Q: Can I use a different type of meat instead of pork?
A: Yes, you can substitute pork with chicken or beef strips.
Q: Is it necessary to use small green vegetables, or can I use other vegetables?
A: You can use other vegetables of your choice, like broccoli or bell peppers.
Q: Can I skip the spicy elements if I don’t like spicy food?
A: Absolutely, you can adjust the spice level to your preference or omit the chili peppers.
Q: How important is it to marinate the pork strips?
A: Marinating the pork strips helps in enhancing the flavor, but you can reduce the marination time if in a hurry.
Q: What type of rice cake should I use for this recipe?
A: Any kind of sliced rice cake suitable for stir-frying will work for this recipe.
Stir-Fried Rice Cake with Pork Strips and Egg
Notes
- Pork loin (sliced into strips): 100g
- Egg: 1
- Rice cake: 200g
- Small green vegetables: as needed
- Spring onion and ginger: as needed
- Small chili peppers: 5
- Soy sauce: for marinating and seasoning
- Oyster sauce: 1 tablespoon
- Salt: 1/2 teaspoon
- Cooking oil: for frying
- Prepare the ingredients: slice the pork into thin strips, wash the green vegetables, chop the chili peppers, and julienne the ginger.
- Marinate pork strips with soy sauce and let sit for 10 minutes.
- Boil water with a spoonful of cooking oil, then cook the rice cakes until they float. Remove and set aside.

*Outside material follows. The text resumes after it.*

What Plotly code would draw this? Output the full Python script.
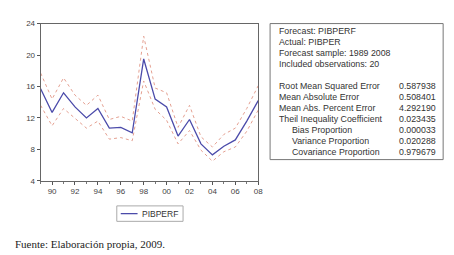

- Heat oil in a pan, scramble the egg until set, and remove from the pan.
- In the same pan, stir-fry the pork strips until they change color.
- Add chopped chili and ginger, stir-frying until fragrant.

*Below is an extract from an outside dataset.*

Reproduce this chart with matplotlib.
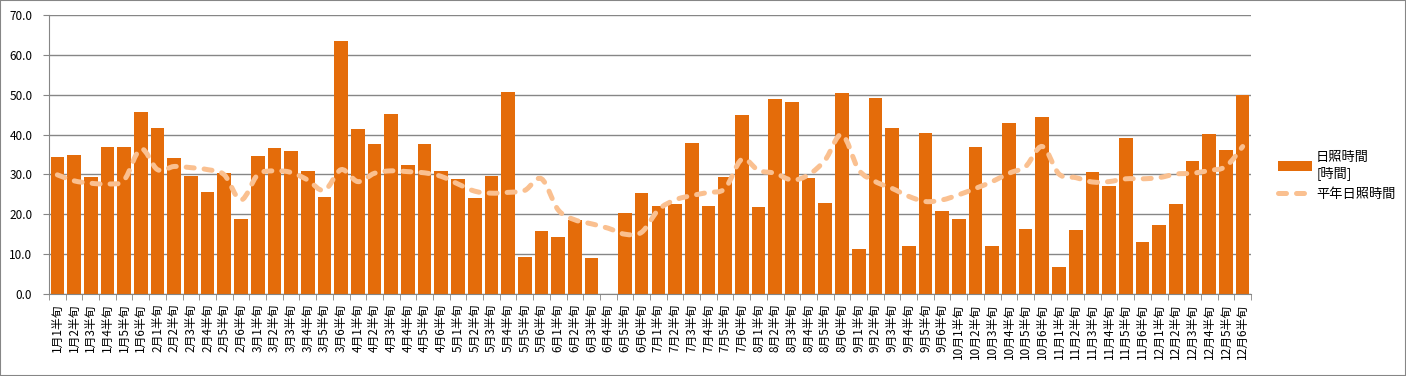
import numpy as np
import matplotlib
matplotlib.use("Agg")
import matplotlib.pyplot as plt
from matplotlib.path import Path
from matplotlib.patches import PathPatch, Patch, Rectangle
from matplotlib.lines import Line2D

plt.rcParams['font.family'] = ['Noto Sans CJK JP', 'DejaVu Sans']

# ─ DATA ─
months = list(range(1, 13))
pentads = list(range(1, 7))
labels = [f"{m}月{k}半旬" for m in months for k in pentads]

sunshine = [
    34.4, 34.9, 29.4, 36.9, 36.9, 45.7, 41.7, 34.2, 29.6, 25.6, 30.4, 18.8,
    34.7, 36.7, 35.9, 30.9, 24.4, 63.6, 41.5, 37.7, 45.2, 32.4, 37.7, 30.9,
    28.9, 24.1, 29.6, 50.8, 9.3, 15.8, 14.3, 18.6, 9.0, 0.0, 20.4, 25.4,
    22.1, 22.6, 37.9, 22.1, 29.4, 45.0, 21.9, 49.0, 48.2, 29.1, 22.9, 50.5,
    11.3, 49.2, 41.7, 12.1, 40.5, 20.9, 18.8, 36.9, 12.1, 43.0, 16.3, 44.5,
    6.8, 16.1, 30.7, 27.1, 39.2, 13.1, 17.3, 22.6, 33.4, 40.2, 36.2, 50.0,
]

normal = [
    29.9, 28.4, 27.8, 27.6, 28.6, 36.4, 31.2, 32.0, 31.7, 31.2, 29.9, 23.6,
    29.9, 30.9, 30.5, 28.6, 26.0, 31.2, 28.2, 30.3, 30.9, 30.7, 30.4, 29.5,
    27.6, 25.8, 25.3, 25.5, 26.0, 28.9, 21.1, 18.6, 17.6, 16.5, 15.0, 15.5,
    21.1, 23.6, 24.7, 25.5, 26.5, 33.8, 31.0, 30.3, 28.6, 29.9, 33.7, 40.0,
    31.2, 28.2, 26.5, 24.5, 23.2, 23.6, 24.9, 26.5, 28.2, 30.3, 32.0, 37.0,
    30.1, 29.2, 28.1, 28.2, 28.9, 28.9, 29.2, 30.1, 30.3, 31.0, 32.0, 37.0,
]

BAR_C = "#E46C0A"
LINE_C = "#FAC090"
GRID_C = "#868686"

fig = plt.figure(figsize=(14.06, 3.76), dpi=100)
ax = fig.add_axes([49/1406, 1-294/376, (1251-49)/1406, (294-15)/376])

x = np.arange(len(labels))
ax.bar(x, sunshine, width=0.82, color=BAR_C, zorder=2)

# smoothed line like Excel (bezier through the data points)
pts = np.column_stack([x, normal]).astype(float)
verts = [pts[0]]
codes = [Path.MOVETO]
n = len(pts)
for i in range(n - 1):
    p0 = pts[max(i - 1, 0)]
    p1 = pts[i]
    p2 = pts[i + 1]
    p3 = pts[min(i + 2, n - 1)]
    c1 = p1 + (p2 - p0) / 6
    c2 = p2 - (p3 - p1) / 6
    verts += [c1, c2, p2]
    codes += [Path.CURVE4] * 3
patch = PathPatch(Path(verts, codes), fill=False, edgecolor=LINE_C, lw=3.6,
                  linestyle=(0, (1.6, 2.0)), capstyle='round', zorder=3)
ax.add_patch(patch)

ax.set_xlim(-0.5, len(labels) - 0.5)
ax.set_ylim(0, 70)
ax.set_yticks(np.arange(0, 71, 10))
ax.set_yticklabels([f"{v:.1f}" for v in np.arange(0, 71, 10)])
ax.yaxis.grid(True, color=GRID_C, lw=1.0, zorder=0)
ax.set_axisbelow(True)

ax.set_xticks(x)
ax.set_xticklabels(labels, rotation=90, fontsize=8.5, va='top')
ax.set_xticks(np.arange(-0.5, len(labels), 1), minor=True)
ax.tick_params(axis='x', which='major', length=0, pad=7)
ax.tick_params(axis='x', which='minor', length=4, color=GRID_C, direction='out')
ax.tick_params(axis='y', length=4, color=GRID_C, labelsize=8.5, pad=8)

for s in ['top', 'right']:
    ax.spines[s].set_visible(False)
for s in ['left', 'bottom']:
    ax.spines[s].set_color(GRID_C)

handles = [
    Patch(facecolor=BAR_C, edgecolor='none'),
    Line2D([], [], color=LINE_C, lw=3.6, linestyle=(0, (1.6, 2.0)),
           dash_capstyle='round'),
]
fig.legend(handles, ["日照時間\n[時間]", "平年日照時間"], loc='center left',
           bbox_to_anchor=(1266/1406, 1-176/376), frameon=False, fontsize=9.5,
           handlelength=2.6, handletextpad=0.3, labelspacing=0.6)

fig.patches.append(Rectangle((0, 0), 1, 1, transform=fig.transFigure,
                             fill=False, edgecolor=GRID_C, lw=1.5))

fig.savefig("out.png", dpi=100)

- Add green vegetables, scrambled egg, and rice cakes to the pan.
- Season with soy sauce, oyster sauce, and salt, then stir-fry everything together until well mixed.
- Serve hot.
- This dish is high in protein from pork and egg.
- Contains carbohydrates from rice cakes.
- Green vegetables provide dietary fiber and vitamins.
- Adjusting the amount of oil and salt can make it healthier.